Negro sobre blanco

El retorno masivo de las cacerolas ocurrido el jueves pasado en varias ciudades del país sorprendió a propios y extraños. Sin duda, en tanto hecho significativo, contiene varios mensajes, dirigidos no sólo al Gobierno sino también al conjunto de la clase política, que no resulta fácil decodificar.

En primer lugar, esta dificultad en la decodificación tiene que ver con el carácter múltiple o variopinto de las demandas, que reúne de modo desjerarquizado desde demandas económicas (inflación, cepo al dólar), sociales (inseguridad), hasta políticas (contra la re-reelección, contra la política de demonización/descalificación del otro, entre otras). La heterogeneidad es, además, ideológica, y más allá de que el cacerolazo exprese un creciente malestar respecto de las políticas de gobierno, sería apresurado e injusto leerlo de modo lineal, como una manifestación conservadora, tal como busca hacer el Gobierno para deslegitimarlo o, a la inversa, afirmar dicho carácter, como quieren hacer sectores de derecha, a fin de capitalizarlo. Ya se ha visto que no es fácil que la clase política pueda montarse sobre movilizaciones tan heterogéneas, a menos que se trate de demandas más específicas (o que, en la dinámica misma, se vayan especificando), como sucedió con Blumberg y el tema de la seguridad, la cual adoptó un sesgo ideológico claramente reaccionario.

En segundo lugar, existe una notoria asociación entre movimiento de cacerolas y clases medias, que para algunos, marcaría una limitación. Pero lo cierto es que las cacerolas se convirtieron en un recurso de acción propio de las clases medias, porque éstas dejaron una huella en la memoria política, una marca de orgullo identitario en estos sectores, desde lo sucedido en las jornadas de diciembre de 2001, aun si estas jornadas contaron también con la participación de sectores populares. Así, desde mi perspectiva, podría decodificarse este cacerolazo en clave post-2001, esto es, en el marco de un escenario de corrimiento y ampliación de la política, que tiene que ver con la transformación del vínculo político, con el hecho de que el pueblo (o una parte de él) entiende que la delegación de soberanía ya no es más –no puede volver a ser– total o completa. Que en la Argentina contemporánea no se haya dado cabida a dichas demandas de mayor participación y democratización de la política, no significa que estas demandas se hayan desactivado, sino que las mismas entraron en estado de latencia, con lo cual, ante determinados acontecimientos, éstas pueden volver a hacerse manifiestas.

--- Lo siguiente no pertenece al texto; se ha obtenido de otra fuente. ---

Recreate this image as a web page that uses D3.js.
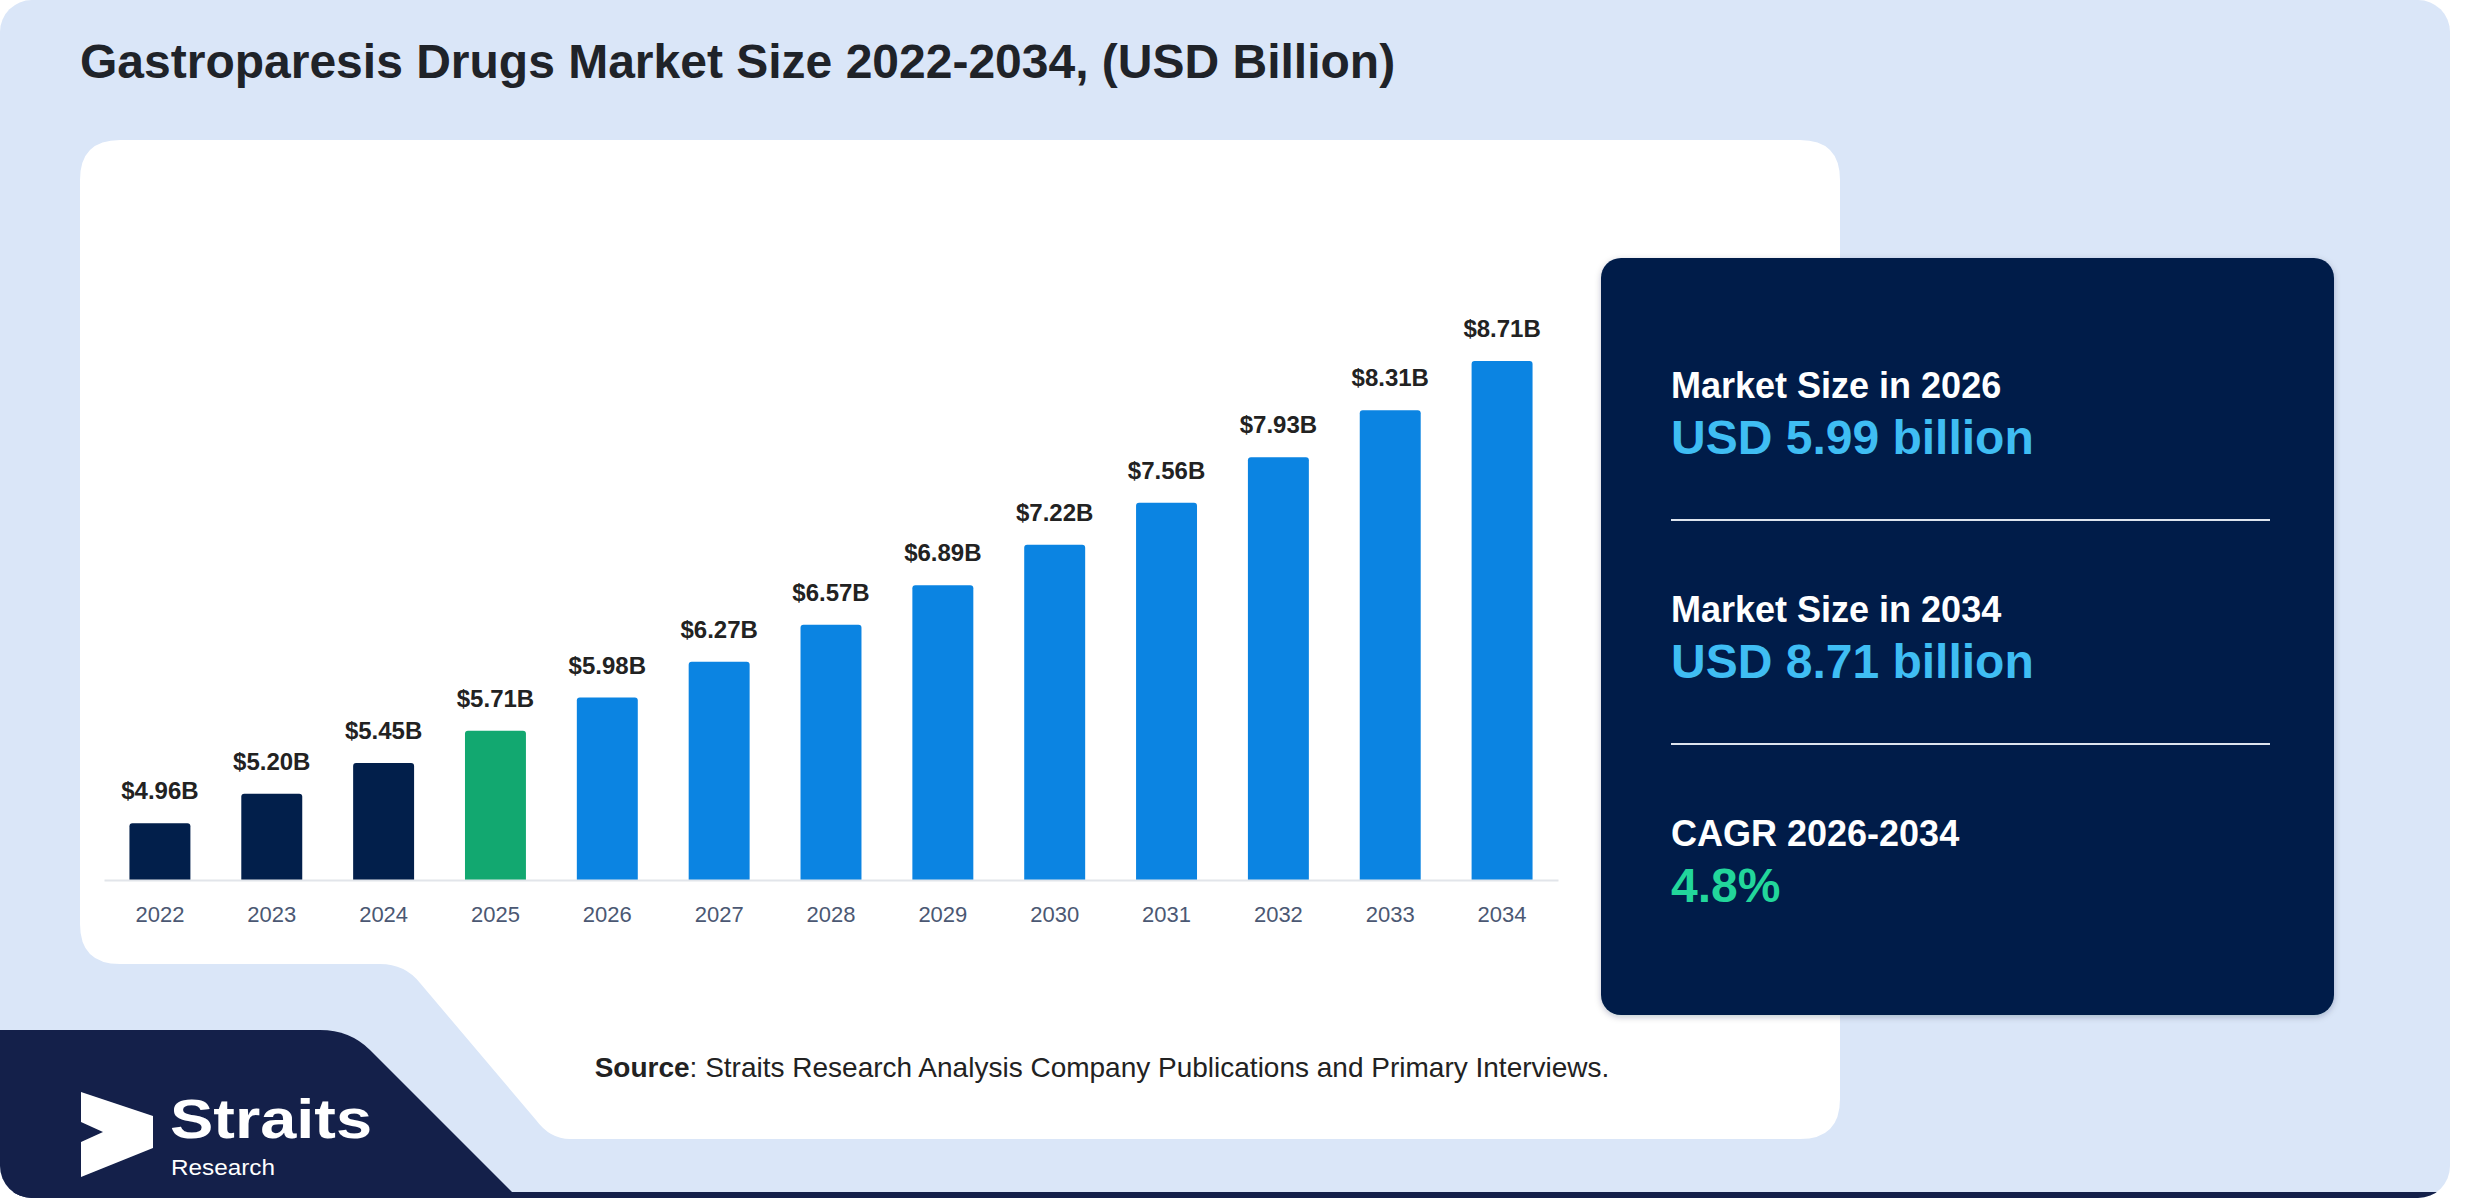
<!DOCTYPE html>
<html>
<head>
<meta charset="utf-8">
<script src="https://cdn.jsdelivr.net/npm/d3@7"></script>
<style>
  html, body { margin: 0; padding: 0; background: #ffffff; }
  svg { display: block; }
  text { font-family: "Liberation Sans", Arial, sans-serif; }
</style>
</head>
<body>
<svg></svg>
<script>
const title = 'Gastroparesis Drugs Market Size 2022-2034, (USD Billion)';
const years = ['2022', '2023', '2024', '2025', '2026', '2027', '2028', '2029', '2030', '2031', '2032', '2033', '2034'];
const marketValues = [4.96, 5.20, 5.45, 5.71, 5.98, 6.27, 6.57, 6.89, 7.22, 7.56, 7.93, 8.31, 8.71];
const summaryLabels = ['Market Size in 2026', 'Market Size in 2034', 'CAGR 2026-2034'];
const summaryValues = ['USD 5.99 billion', 'USD 8.71 billion', '4.8%'];
const baseYear = '2025';

const w = 2480;
const h = 1200;
let svg = d3.select('svg');
let xScale;
let yScale;

let drawCanvas = () => {
    svg.attr('width', w)
       .attr('height', h)

    let defs = svg.append('defs')
    defs.append('clipPath')
        .attr('id', 'outer')
        .append('rect')
        .attr('x', 0).attr('y', 0)
        .attr('width', 2450).attr('height', 1198)
        .attr('rx', 32)

    let shadow = defs.append('filter')
        .attr('id', 'shadow')
        .attr('x', '-5%').attr('y', '-5%')
        .attr('width', '110%').attr('height', '110%')
    shadow.append('feDropShadow')
        .attr('dx', 0).attr('dy', 2)
        .attr('stdDeviation', 3)
        .attr('flood-color', '#0a1a3a')
        .attr('flood-opacity', 0.25)

    let bg = svg.append('g').attr('clip-path', 'url(#outer)')

    bg.append('rect')
      .attr('width', 2450)
      .attr('height', 1198)
      .attr('fill', '#dae6f8')

    // dark strip along the bottom edge
    bg.append('rect')
      .attr('x', 0).attr('y', 1192)
      .attr('width', 2450).attr('height', 8)
      .attr('fill', '#14204a')

    // navy corner shape for the logo
    bg.append('path')
      .attr('d', 'M0,1030 L320,1030 Q350,1030 370,1050 L520,1200 L0,1200 Z')
      .attr('fill', '#14204a')

    // white chart panel with the notched bottom-left
    bg.append('path')
      .attr('d', 'M120,140 L1800,140 Q1840,140 1840,180 L1840,1099 Q1840,1139 1800,1139 ' +
                 'L570,1139 Q550,1139 536,1120 L420,983 Q405,964 380,964 L120,964 Q80,964 80,924 ' +
                 'L80,180 Q80,140 120,140 Z')
      .attr('fill', '#ffffff')

    svg.append('text')
       .attr('x', 80)
       .attr('y', 78)
       .attr('font-size', 48)
       .attr('font-weight', 'bold')
       .attr('fill', '#1f2329')
       .text(title)
}

let generateScales = () => {
    xScale = d3.scaleBand()
               .domain(years)
               .range([104, 1558])
               .paddingInner(0.455)
               .paddingOuter(0.2275)

    yScale = d3.scaleLinear()
               .domain([4.5, d3.max(marketValues)])
               .range([880, 361])
}

let barColor = (year) => {
    if (year < baseYear) return '#021f4b'
    if (year === baseYear) return '#12a870'
    return '#0b84e2'
}

let drawBars = () => {
    let data = years.map((y, i) => ({ year: y, value: marketValues[i] }))

    svg.append('g')
       .selectAll('path')
       .data(data)
       .enter()
       .append('path')
       .attr('class', 'bar')
       .attr('fill', (d) => barColor(d.year))
       .attr('d', (d) => {
           let x0 = xScale(d.year)
           let x1 = x0 + xScale.bandwidth()
           let top = yScale(d.value)
           let bottom = yScale(4.5)
           let r = 3
           return `M${x0},${bottom} L${x0},${top + r} Q${x0},${top} ${x0 + r},${top} ` +
                  `L${x1 - r},${top} Q${x1},${top} ${x1},${top + r} L${x1},${bottom} Z`
       })

    svg.append('g')
       .selectAll('text')
       .data(data)
       .enter()
       .append('text')
       .attr('x', (d) => xScale(d.year) + xScale.bandwidth() / 2)
       .attr('y', (d) => yScale(d.value) - 24)
       .attr('text-anchor', 'middle')
       .attr('font-size', 24)
       .attr('font-weight', 'bold')
       .attr('fill', '#222222')
       .text((d) => `$${d.value.toFixed(2)}B`)
}

let generateAxes = () => {
    let xAxis = d3.axisBottom(xScale)
                  .tickSize(0)
                  .tickSizeOuter(0)
                  .tickPadding(26)

    let g = svg.append('g')
               .attr('id', 'x-axis')
               .attr('transform', `translate(0, ${yScale(4.5)})`)
               .call(xAxis)

    g.select('.domain')
     .attr('stroke', '#e2e5ea')
     .attr('stroke-width', 2)

    g.selectAll('text')
     .attr('font-size', 22)
     .attr('font-family', '"Liberation Sans", Arial, sans-serif')
     .attr('fill', '#4b5873')
}

let drawSummary = () => {
    svg.append('rect')
       .attr('x', 1601)
       .attr('y', 258)
       .attr('width', 733)
       .attr('height', 757)
       .attr('rx', 20)
       .attr('fill', '#021f4a')
       .attr('filter', 'url(#shadow)')

    let rows = summaryLabels.map((l, i) => ({ label: l, value: summaryValues[i] }))
    let rowY = d3.scaleLinear().domain([0, 2]).range([398, 846])

    let g = svg.append('g')
    rows.forEach((r, i) => {
        g.append('text')
         .attr('x', 1671)
         .attr('y', rowY(i))
         .attr('font-size', 36)
         .attr('font-weight', 'bold')
         .attr('fill', '#ffffff')
         .text(r.label)
        g.append('text')
         .attr('x', 1671)
         .attr('y', rowY(i) + 56)
         .attr('font-size', 48)
         .attr('font-weight', 'bold')
         .attr('fill', i === 2 ? '#22d69b' : '#3fbdf3')
         .text(r.value)
        if (i < 2) {
            g.append('line')
             .attr('x1', 1671).attr('x2', 2270)
             .attr('y1', rowY(i) + 122).attr('y2', rowY(i) + 122)
             .attr('stroke', '#dde4ee')
             .attr('stroke-width', 2)
        }
    })
}

let drawFooter = () => {
    let src = svg.append('text')
                 .attr('x', 1102)
                 .attr('y', 1077)
                 .attr('text-anchor', 'middle')
                 .attr('font-size', 28)
                 .attr('fill', '#222222')
    src.append('tspan').attr('font-weight', 'bold').text('Source')
    src.append('tspan').text(': Straits Research Analysis Company Publications and Primary Interviews.')

    // logo mark
    svg.append('path')
       .attr('d', 'M81,1092 L153,1116 L153,1148 L81,1177 L81,1142 L103,1132 L81,1122 Z')
       .attr('fill', '#ffffff')

    svg.append('text')
       .attr('x', 170)
       .attr('y', 1138)
       .attr('font-family', '"Open Sans", "Noto Sans", sans-serif')
       .attr('font-size', 56)
       .attr('font-weight', 'bold')
       .attr('fill', '#ffffff')
       .attr('textLength', 202)
       .attr('lengthAdjust', 'spacingAndGlyphs')
       .text('Straits')

    svg.append('text')
       .attr('x', 171)
       .attr('y', 1175)
       .attr('font-family', '"Open Sans", "Noto Sans", sans-serif')
       .attr('font-size', 22)
       .attr('fill', '#ffffff')
       .attr('textLength', 104)
       .attr('lengthAdjust', 'spacingAndGlyphs')
       .text('Research')
}

drawCanvas()
generateScales()
drawBars()
generateAxes()
drawSummary()
drawFooter()
</script>
</body>
</html>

En suma, aquellos que consideran que la estabilidad kirchnerista vino a suturar la crisis de la representación política vivida hace diez años, y en función de ello tienden a ver en este tipo de movilizaciones sólo gestos destituyentes, como en 2008, o reducirlo sólo al malestar de un sector social pudiente, afectado en sus posibilidades de consumo debido las recientes medidas económicas, no entienden cuál ha sido uno de los principales mensajes políticos de aquellas movilizaciones de 2001-2002. Ilustrémoslo con un ejemplo: en 2002, en la localidad de Jachal, provincia de San Juan, luego de que el intendente fuera destituido, se construyó un monumento a la cacerola, que tiene una leyenda que dice “funcionario, la cacerola vigila”… Quizá sea éste también uno de los mensajes que todavía resuena en las cacerolas, y que no está dirigido sólo al Gobierno sino al conjunto de la clase política.

Así, no es sólo desde su ambivalencia, su posibilidad de distorsión y acotamiento ideológico posterior que es posible leer estas movilizaciones, sino también desde su riqueza y diversidad, en términos de demandas y expresiones políticas. Y en este último sentido, como símbolo potencial de la desobediencia o la resistencia civil, este tipo de cacerolazos vienen también a poner negro sobre blanco cuáles son los límites de la política institucional en esta nueva era.